Stored dataset items ▸
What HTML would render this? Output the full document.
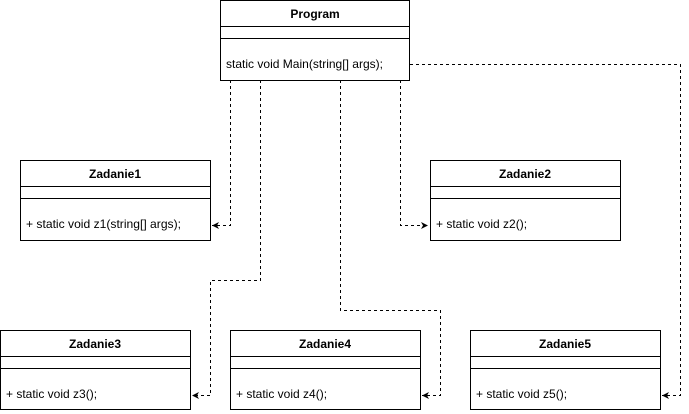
<!DOCTYPE html>
<html><head><style>body{margin:0;background:#fff}svg{display:block}</style></head><body>
<svg width="689" height="414" xmlns="http://www.w3.org/2000/svg" font-family="Liberation Sans, Arial, sans-serif" font-size="12">
<defs><marker id="a" markerWidth="8" markerHeight="8" refX="7" refY="4" orient="auto" markerUnits="userSpaceOnUse"><path d="M0,0.5 L7,4 L0,7.5 L2,4 Z" fill="#000"/></marker></defs>
<g fill="none" stroke="#000" stroke-dasharray="3,3">
<path d="M230.5,80 V225.5 H212" marker-end="url(#a)"/>
<path d="M260.5,80 V280.5 H210.5 V395.5 H192" marker-end="url(#a)"/>
<path d="M340.5,80 V310.5 H440.5 V395.5 H422" marker-end="url(#a)"/>
<path d="M400.5,80 V225.5 H428" marker-end="url(#a)"/>
<path d="M410,64.5 H680.5 V395.5 H662" marker-end="url(#a)"/>
</g>
<g fill="#fff" stroke="#000">
<rect x="220.5" y="0.5" width="189" height="80"/><path d="M220.5 26.5H409.5M220.5 38.5H409.5"/>
<rect x="20.5" y="160.5" width="190" height="80"/><path d="M20.5 186.5H210.5M20.5 198.5H210.5"/>
<rect x="430.5" y="160.5" width="190" height="80"/><path d="M430.5 186.5H620.5M430.5 198.5H620.5"/>
<rect x="0.5" y="330.5" width="190" height="79"/><path d="M0.5 356.5H190.5M0.5 368.5H190.5"/>
<rect x="230.5" y="330.5" width="190" height="79"/><path d="M230.5 356.5H420.5M230.5 368.5H420.5"/>
<rect x="470.5" y="330.5" width="190" height="79"/><path d="M470.5 356.5H660.5M470.5 368.5H660.5"/>
</g>
<g font-weight="bold" text-anchor="middle" font-size="12">
<text x="315" y="18">Program</text>
<text x="115" y="178">Zadanie1</text>
<text x="525" y="178">Zadanie2</text>
<text x="95" y="348">Zadanie3</text>
<text x="325" y="348">Zadanie4</text>
<text x="565" y="348">Zadanie5</text>
</g>
<g>
<text x="226" y="68" textLength="157" lengthAdjust="spacingAndGlyphs">static void Main(string[] args);</text>
<text x="26" y="228" textLength="155" lengthAdjust="spacingAndGlyphs">+ static void z1(string[] args);</text>
<text x="436" y="228">+ static void z2();</text>
<text x="6" y="398">+ static void z3();</text>
<text x="236" y="398">+ static void z4();</text>
<text x="476" y="398">+ static void z5();</text>
</g>
</svg>
</body></html>
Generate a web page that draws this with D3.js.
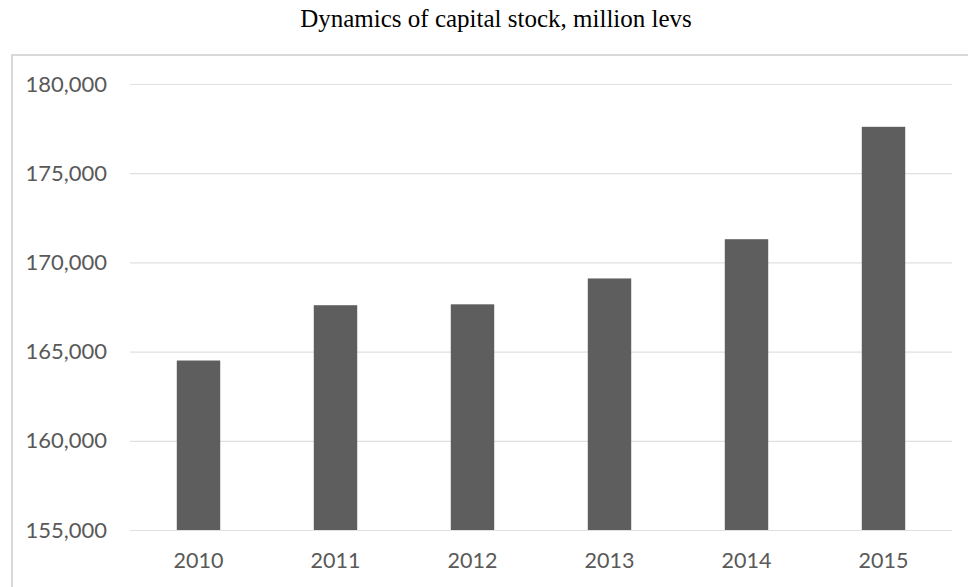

What needs to be done ▸ Find and copy each line above that includes the string "this".

Written solution ▸
What HTML would render this? Output the full document.
Generate a web page that draws this with D3.js.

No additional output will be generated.